STC Rebates Australia: Calculate Your Solar & Battery Incentives
What are STCs?
Small-scale Technology Certificates (STCs) are Australian government incentives that significantly reduce the upfront cost of solar systems. When you install solar panels or batteries, your installer creates STCs based on your system size, location, and installation year. These certificates are then sold on the open market, and the value is deducted directly from your system price - meaning you pay less upfront.
The STC rebate is automatically applied by your installer, so you don't need to do anything. The discount is taken off the total system cost before you pay, making solar more affordable. For residential customers, STCs are GST-free, but GST still applies to the system price itself. The rebate amount depends on your location's zone factor, system size, and how many years remain until the scheme ends in 2031.
STC Calculator
How are Solar PV STCs calculated?
Solar PV STCs are calculated using three key factors: your system size in kilowatts, your location's zone factor (determined by postcode), and the remaining deeming period until 2031. Australia is divided into four zones based on solar irradiance - Zone 1 has the highest factor (1.622) for areas with the most sunlight, while Zone 4 has the lowest (1.185) for areas with less solar potential. The deeming period decreases by one year each year until the scheme ends in 2031, meaning installations in later years receive fewer STCs.

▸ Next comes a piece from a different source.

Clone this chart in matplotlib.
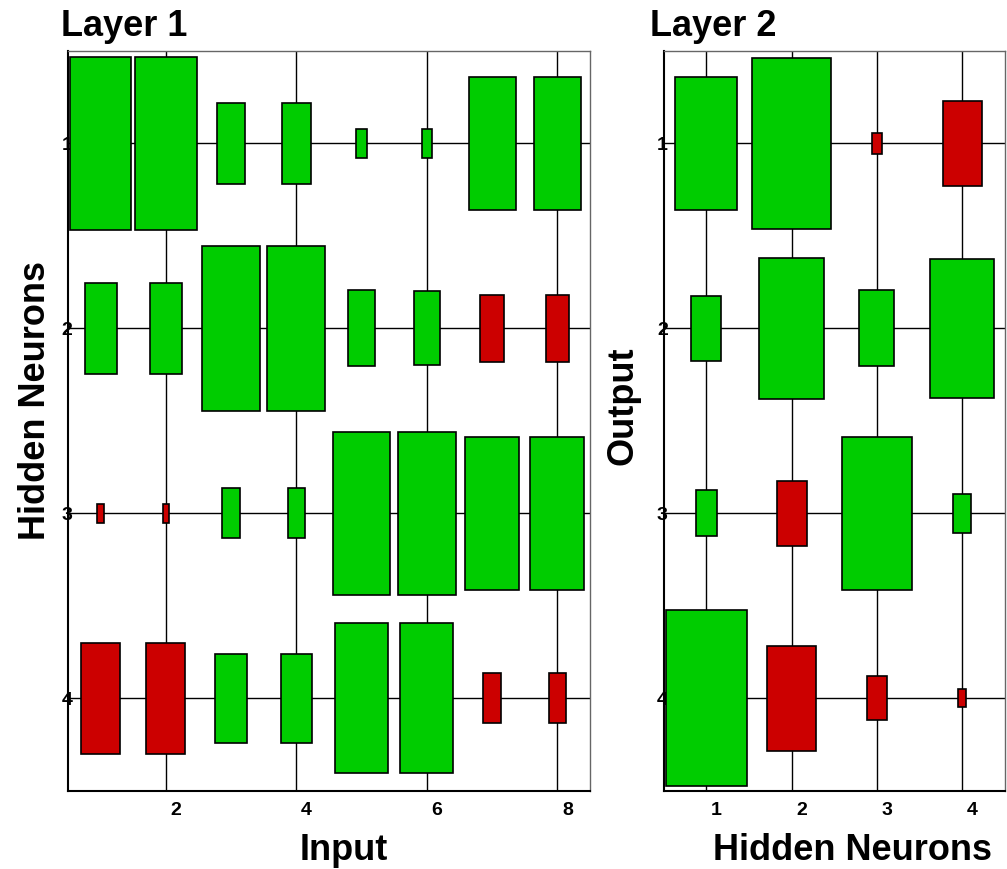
import numpy as np
import matplotlib.pyplot as plt
from matplotlib.patches import Rectangle
from matplotlib.transforms import ScaledTranslation

plt.rcParams['font.family'] = ['Liberation Sans', 'DejaVu Sans']

# signed box sizes (side length in data units), rows = neuron, cols = input
layer1 = np.array([
    [0.94, 0.94, 0.44, 0.44, 0.16, 0.16, 0.72, 0.72],
    [0.49, 0.49, 0.89, 0.89, 0.41, 0.40, -0.36, -0.36],
    [-0.10, -0.10, 0.27, 0.27, 0.88, 0.88, 0.83, 0.83],
    [-0.60, -0.60, 0.48, 0.48, 0.81, 0.81, -0.27, -0.27],
])
layer2 = np.array([
    [0.72, 0.92, -0.11, -0.46],
    [0.35, 0.76, 0.41, 0.75],
    [0.25, -0.35, 0.83, 0.21],
    [0.95, -0.57, -0.24, -0.095],
])
layer1_xticks = [2, 4, 6, 8]
layer2_xticks = [1, 2, 3, 4]
yticks = [1, 2, 3, 4]

green = '#00cc00'
red = '#cc0000'

fig = plt.figure(figsize=(10.07, 8.69), dpi=100)
ax1 = fig.add_axes([0.0675, 0.0901, 0.5184, 0.8512])
ax2 = fig.add_axes([0.6589, 0.0901, 0.3391, 0.8512])


def hinton(ax, w, xticks, title, xlabel, ylabel, title_x, xlab_x, ylab_x, ylab_y):
    nrow, ncol = w.shape
    for i in range(nrow):
        for j in range(ncol):
            v = w[i, j]
            s = abs(v)
            c = green if v > 0 else red
            ax.add_patch(Rectangle((j + 1 - s / 2, i + 1 - s / 2), s, s,
                                   facecolor=c, edgecolor='black', lw=1.2, zorder=3))
    ax.set_xlim(0.5, ncol + 0.5)
    ax.set_ylim(nrow + 0.5, 0.5)
    ax.set_xticks(xticks)
    ax.set_yticks(yticks)
    ax.set_axisbelow(True)
    ax.grid(True, color='black', lw=1)
    ax.tick_params(length=0, labelsize=14)
    ax.tick_params(axis='x', pad=8)
    ax.tick_params(axis='y', pad=-3)
    for lab in ax.get_xticklabels() + ax.get_yticklabels():
        lab.set_fontweight('bold')
    off = ScaledTranslation(0.10, 0, fig.dpi_scale_trans)
    for lab in ax.get_xticklabels():
        lab.set_transform(lab.get_transform() + off)
    ax.spines['left'].set_linewidth(1.5)
    ax.spines['bottom'].set_linewidth(1.5)
    for sp in ['top', 'right']:
        ax.spines[sp].set_color('#666666')
        ax.spines[sp].set_linewidth(1)
    ax.set_title(title, loc='left', x=title_x, pad=11, fontsize=26, fontweight='bold')
    ax.set_xlabel(xlabel, fontsize=26, fontweight='bold')
    ax.set_ylabel(ylabel, fontsize=26, fontweight='bold')
    ax.xaxis.set_label_coords(xlab_x, -0.057)
    ax.yaxis.set_label_coords(ylab_x, ylab_y)


hinton(ax1, layer1, layer1_xticks, 'Layer 1', 'Input', 'Hidden Neurons',
       -0.0134, 0.529, -0.028, 0.527)
hinton(ax2, layer2, layer2_xticks, 'Layer 2', 'Hidden Neurons', 'Output',
       -0.0395, 0.552, -0.066, 0.520)

fig.savefig('out.png', dpi=100)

The formula is: System Size (kW) × Zone Factor × Deeming Period = Number of STCs. Each STC is worth approximately $38 (market value fluctuates), and the total value is deducted from your system cost. For example, a 6.6 kW system in Sydney (Zone 3, factor 1.382) installed in 2025 would generate approximately 54 STCs, worth around $2,052 in rebates. This discount is applied upfront, reducing your total system price immediately.
Battery STCs explained
Battery storage systems are also eligible for STC rebates, providing additional savings on top of solar panel rebates. To qualify, batteries must have a minimum capacity of 5 kWh, and only the first 50 kWh of capacity is eligible for STCs (larger batteries still receive rebates, but only up to the 50 kWh cap). The STC factor for batteries decreases each year - in 2025, batteries receive 9.3 STCs per kWh, declining annually until 2030.
Battery STCs work the same way as solar PV STCs - your installer creates and sells the certificates, then deducts the value from your system price. Combined with solar panel STCs, battery rebates can significantly reduce the upfront cost of a complete solar and storage system. The rebate is GST-free for residential customers, though GST still applies to the battery purchase price itself. Most homeowners find that the combined STC rebates make solar and battery systems much more affordable than paying full price.
Common questions about STCs
When is the STC discount applied?
The STC rebate is deducted from your upfront system cost by your installer. You pay the reduced price directly - you don't receive a separate payment or need to claim anything yourself. The discount is applied before you pay, making solar more affordable from day one.
Who is eligible for STCs?
All Australian homeowners and businesses installing eligible solar systems are eligible for STCs. The system must be installed by a Clean Energy Council accredited installer, and the equipment must meet Australian standards. There are no income limits or means testing - everyone qualifies based on their system size and location.
Do STCs include GST?
For residential customers (homeowners not registered for GST), STC rebates are GST-free. However, GST still applies to the full system price before the rebate is deducted. This means you pay GST on the system, but the rebate amount itself doesn't include GST. Business customers registered for GST may have different tax treatment - consult your accountant for advice.
Can I claim STCs myself?
Technically, you can create and sell STCs yourself, but it's extremely complicated and time-consuming. The process involves registering with the Clean Energy Regulator, creating certificates, finding buyers, and handling all paperwork. Almost all homeowners have their installer handle STCs - it's included in the installation service, and you simply receive the discount automatically. There's no reason to do it yourself unless you're an installer.
What happens after 2031?
The STC scheme ends in 2031, meaning systems installed after this date won't receive STC rebates. The deeming period decreases each year until then - installations in 2025 have 6 years remaining, while installations in 2030 will have just 1 year. This is why installing sooner rather than later maximizes your rebate amount.
How do STC values change over time?
STC market values fluctuate based on supply and demand, typically ranging from $30-$40 per certificate. The number of STCs you receive decreases each year as the deeming period shortens, but the market value per STC can also change. Our calculator uses the current approximate market value of $38 per STC - actual values may vary slightly when you install.